Rejoice! The financialization of ESG is dying
It is not often that a thoughtful newspaper like the Financial Times gets it backwards. In a recent editorial, the FT examined the trend for outflows from ESG funds. It stated that ‘the lustre of ESG has largely been dimmed by politicisation.’ This is what has it exactly backwards.
ESG is not a financial issue that has been politicized. Rather it embodies a set purely political issues that have been inappropriately financialized.
‘ESG’ is about what we see as the role of business in our society. How we view environmental, climate and other externalities. How we think about the social benefits and harms brought about by business behaviours. Whether we want to keep accepting things like child and slave labour in the supply chains of the products we purchase. How we evaluate globalized business activity in an era of heightened concerns about national security. And more.
All these are purely political issues. They will be discussed in public debate and our social mores and moral intuitions will change as that debate progresses. As in all political debates, there will, rightly, be different views clamouring to be heard; each trying to prevail. There will be different perspectives on what should be considered ‘progress.’ The process of change will not be neatly linear. It will tack this way and that as we seek to explore that which will end up having the broadest level of public support.
Lost in financialization
Yet, the purely political nature of ESG discussion has been lost in a discreditable process of financialization. The narrative that ESG was the route to increased profitability for all gained traction – though it has always been a mystery to me how internalizing externalities would improve short-term profitability.
Consequently, the belief was that shareholders were the route to driving change. A muddled and inconsistent set of metrics has emerged that has cast a fiendish spell on the whole process. Corporations went along with ticking the boxes thereby effectively allowing external rating agencies to define their business approach rather than doing it for themselves in ways that are appropriate for their own business. Generic ESG compliance programmes were sold and eagerly bought.
Stock pickers welcomed the opportunity to take shortcuts. They swallowed both the delusion of a direct financial link between ESG and short-term profit performance, and the idea that using generic metrics of ESG performance served up by outside agencies was the way to go. Much more convenient than doing one’s own analysis in much the same way as they would analyse for themselves companies’ financials, R&D pipelines and future prospects. The launch of ‘ESG funds’ further embedded tokenism and financialization. As one executive in a private equity owned business said to me when I asked why they had an ESG programme ’It’s so that we can access the monies in ESG funds when we flip the business.’ Financialization complete.
Companies, wanting to see short-term financial gains from their ESG efforts, tried to gain advantage by shouting from the rooftops about the most minor changes that were in line with ‘ESG’ metrics. None of that could possibly last.
It was only a matter of time before the attempt to reduce the complex, fuzzy and ever-evolving politics around the role of business in our societies to simplistic technical, measurement and compliance exercises would collapse. As was the idea that investors (if one can call ‘investors’ those that hold company shares for, in the US, an average of 5.5 months) were the route to driving what are challenging and long horizon changes in what society expects from the business community.
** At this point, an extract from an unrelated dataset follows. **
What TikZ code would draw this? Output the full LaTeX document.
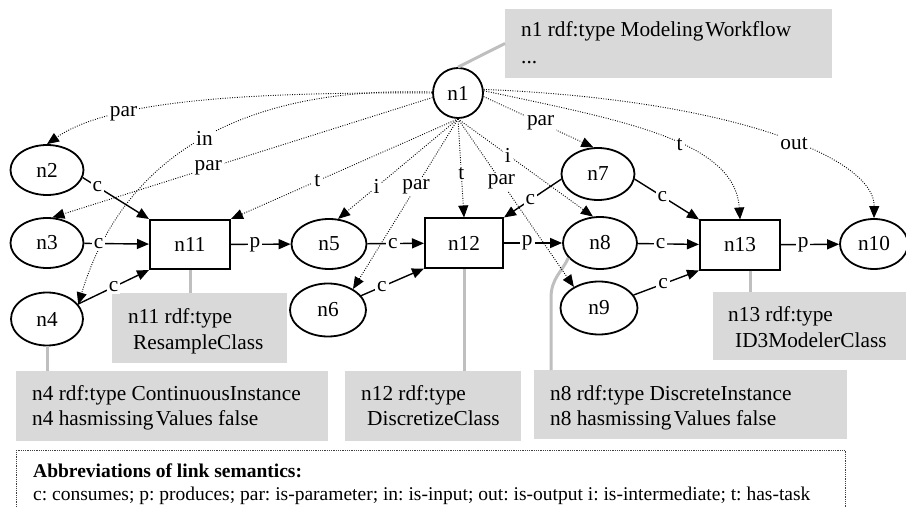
\documentclass[tikz,border=0pt]{standalone}
\usepackage{fontspec}
\setmainfont{Liberation Serif}
\usetikzlibrary{arrows.meta,shapes.geometric}
\frenchspacing

\begin{document}
\begin{tikzpicture}[x=1pt,y=-1pt,
  font=\fontsize{21.3}{26}\selectfont,
  ell/.style={ellipse, draw, line width=1.8pt, inner sep=0pt,
    minimum width=73pt, minimum height=50pt},
  task/.style={rectangle, draw, line width=2pt, inner sep=0pt,
    minimum width=80pt, minimum height=49pt},
  gbox/.style={fill=black!15, inner sep=0pt, outer sep=0pt, anchor=north west},
  gtext/.style={anchor=base west, inner sep=0pt},
  glink/.style={draw=black!25, line width=3pt},
  tip/.style={-{Triangle[length=12pt,width=10pt]}},
  flow/.style={tip, line width=1.4pt},
  sem/.style={tip, line width=0.9pt, dash pattern=on 0.9pt off 1.5pt},
  lbl/.style={fill=white, inner sep=2pt},
  legendfont/.style={font=\fontsize{19.5}{24}\selectfont}]

\useasboundingbox (0,0) rectangle (906,508);
\clip (0,0) rectangle (906,508);

% annotation boxes
\node[gbox, minimum width=327pt, minimum height=69pt] (b1) at (505,9) {};
\node[gbox, minimum width=175pt, minimum height=70pt] (b11) at (112,293) {};
\node[gbox, minimum width=312pt, minimum height=70pt] (b4) at (16,371) {};
\node[gbox, minimum width=176pt, minimum height=70pt] (b12) at (345,371) {};
\node[gbox, minimum width=313pt, minimum height=69pt] (b8) at (534,370) {};
\node[gbox, minimum width=200pt, minimum height=68pt] (b13) at (713,292) {};

\node[gtext] (t1a) at (521,37) {n1 rdf:type Modeling\kern2pt Workflow};
\node[gtext] (t1b) at (521,64) {...};
\node[gtext] (t11a) at (128,323) {n11 rdf:type};
\node[gtext] (t11b) at (133,349) {ResampleClass};
\node[gtext] (t4a) at (32,400) {n4 rdf:type ContinuousInstance};
\node[gtext] (t4b) at (32,425) {n4 hasmissing\kern2.5pt Values false};
\node[gtext] (t12a) at (361,400) {n12 rdf:type};
\node[gtext] (t12b) at (367,425) {DiscretizeClass};
\node[gtext] (t8a) at (550,400) {n8 rdf:type DiscreteInstance};
\node[gtext] (t8b) at (550,425) {n8 hasmissing\kern2.5pt Values false};
\node[gtext] (t13a) at (728,321) {n13 rdf:type};
\node[gtext] (t13b) at (735,347) {ID3ModelerClass};

% legend
\node[draw=black!75, line width=0.8pt, dash pattern=on 0.8pt off 1pt,
  anchor=north west, inner sep=0pt, minimum width=829pt, minimum height=90pt]
  (legend) at (16,450) {};
\node[gtext, legendfont] (lh) at (33,477) {\bfseries Abbreviations of link semantics:};
\node[gtext, legendfont] (lt) at (33,500)
  {c: consumes; p: produces; par: is-parameter; in: is-input; out: is-output i: is-intermediate; t: has-task};

% graph nodes
\node[ell, minimum width=50pt, minimum height=50pt] (n1) at (458,93) {n1};
\node[ell] (n2) at (47,170) {n2};
\node[ell] (n3) at (47,243) {n3};
\node[ell, minimum width=72pt, minimum height=53pt] (n4) at (47,319) {n4};
\node[task] (n11) at (190,244.5) {n11};
\node[ell, minimum width=75pt] (n5) at (329,244) {n5};
\node[ell, minimum width=76pt, minimum height=53pt] (n6) at (328,310) {n6};
\node[task, minimum width=78pt] (n12) at (464,243) {n12};
\node[ell, minimum height=52pt] (n7) at (598,174) {n7};
\node[ell, minimum width=74pt, minimum height=52pt] (n8) at (600,243) {n8};
\node[ell, minimum width=77pt, minimum height=53pt] (n9) at (599,308) {n9};
\node[task] (n13) at (740,245) {n13};
\node[ell, minimum width=68pt] (n10) at (874,244) {n10};

% annotation links
\draw[glink] (b1.west) -- (n1.north);
\draw[glink] (n11.south) -- (n11.south |- b11.north);
\draw[glink] (n4.south) -- (n4.south |- b4.north);
\draw[glink] (n12.south) -- (n12.south |- b12.north);
\draw[glink] ([xshift=10pt]n13.south) -- ([xshift=10pt]n13.south |- b13.north);
\coordinate (l8) at ([xshift=17pt]b8.north west);
\draw[glink] (l8) -- ++(0,-72) .. controls +(0,-20) and +(-6,14) .. (n8.205);

% semantic links from the workflow node
\draw[sem] (n1.180) .. controls (250,92) and (110,100) .. (n2.north)
  node[lbl, pos=0.7] (s2) {par};
\draw[sem] (n1.178) .. controls (250,86) and (125,150) .. (n4.25)
  node[lbl, pos=0.5] (s4) {in};
\draw[sem] (n1.190) -- (n3.78) node[lbl, pos=0.59] (s3) {par};
\draw[sem] (n1.south) -- (n11.north east) node[lbl, pos=0.62] (s11) {t};
\draw[sem] (n1.south) -- (n5.70) node[lbl, pos=0.68] (s5) {i};
\draw[sem] (n1.south) -- (n6.40) node[lbl, pos=0.4] (s6) {par};
\draw[sem] (n1.south) -- (n12.north) node[lbl, pos=0.55] (s12) {t};
\draw[sem] (n1.south) -- (n9.140) node[lbl, pos=0.375] (s9) {par};
\draw[sem] (n1.south) -- (n8.105) node[lbl, pos=0.37] (s8) {i};
\draw[sem] (n1.-8) -- (n7.100) node[lbl, pos=0.52] (s7) {par};
\draw[sem] (n1.5) .. controls (620,120) and (735,140) .. (n13.north)
  node[lbl, pos=0.57] (s13) {t};
\draw[sem] (n1.8) .. controls (740,100) and (875,160) .. (n10.north)
  node[lbl, pos=0.55] (s10) {out};

% data flow
\draw[flow] (n2.-12) -- (n11.north west) node[lbl, pos=0.22] (f1) {c};
\draw[flow] (n3) -- (n11) node[lbl, pos=0.22] (f2) {c};
\draw[flow] (n4) -- (n11.south west) node[lbl, pos=0.5] (f3) {c};
\draw[flow] (n11) -- (n5) node[lbl, pos=0.4] (f4) {p};
\draw[flow] (n5) -- (n12) node[lbl, pos=0.45] (f5) {c};
\draw[flow] (n6) -- (n12.south west) node[lbl, pos=0.33] (f6) {c};
\draw[flow] (n12) -- (n8) node[lbl, pos=0.4] (f7) {p};
\draw[flow] (n7.188) -- (n12.north east) node[lbl, pos=0.54] (f8) {c};
\draw[flow] (n7.-8) -- (n13.north west) node[lbl, pos=0.43] (f9) {c};
\draw[flow] (n8) -- (n13) node[lbl, pos=0.37] (f10) {c};
\draw[flow] (n9) -- (n13.south west) node[lbl, pos=0.45] (f11) {c};
\draw[flow] (n13) -- (n10) node[lbl, pos=0.38] (f12) {p};
\end{tikzpicture}
\end{document}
The FT editorial, as expected, got much of it right: ‘The principles underlying the ESG boom are also becoming entrenched.’ There is little doubt that societal expectations around how businesses do business in the 21st century has changed and will continue to change. Corporations would do better to ignore all the hype around meeting and reporting short-term metrics as an end in itself, instead focusing on whether some of those metrics may be helpful as they determine the future strategic direction of their business.
We’re still a way away from that. Research shows that some 70% of companies have not incorporated ‘ESG’ concepts into their strategic decision-making. Instead, they remain enveloped in the financialized and mechanistic concept of ESG – a route to nowhere. The 30% who seem to have moved in a more strategic direction will have a head start.
ESG is dead. Long live ESG (or whatever we will choose to call it tomorrow).
The era of financialized ESG is, hopefully, drawing to an end. I suggest that in a few years’ time ESG funds will no longer exist. Instead, we will become focused on what we should have always been focused on: which companies are positioning themselves to remain successful as the politics surrounding business activity continues to change? As social mores evolve and expectations shift?
Opposition to change is inevitable and to be expected. But the direction of travel is clear even if the end destination and the route to getting there remain hazy. Despite short-term volatility of opinion as part of the political debate, there will be no sustained turning of the tide (and another four years of a Trump White House – if that were to happen – will not change that). After all, let’s remember that the slave traders and plantation owners objected vehemently to the abolition of slavery because of its impact on their profitable business model.
Think of those political forces that still seem to believe that, in business, anything goes so long as it makes more money right now as the rightful heirs to those slave traders and plantation owners. They will screech, squeal and squeak, but they’re on the wrong side of history.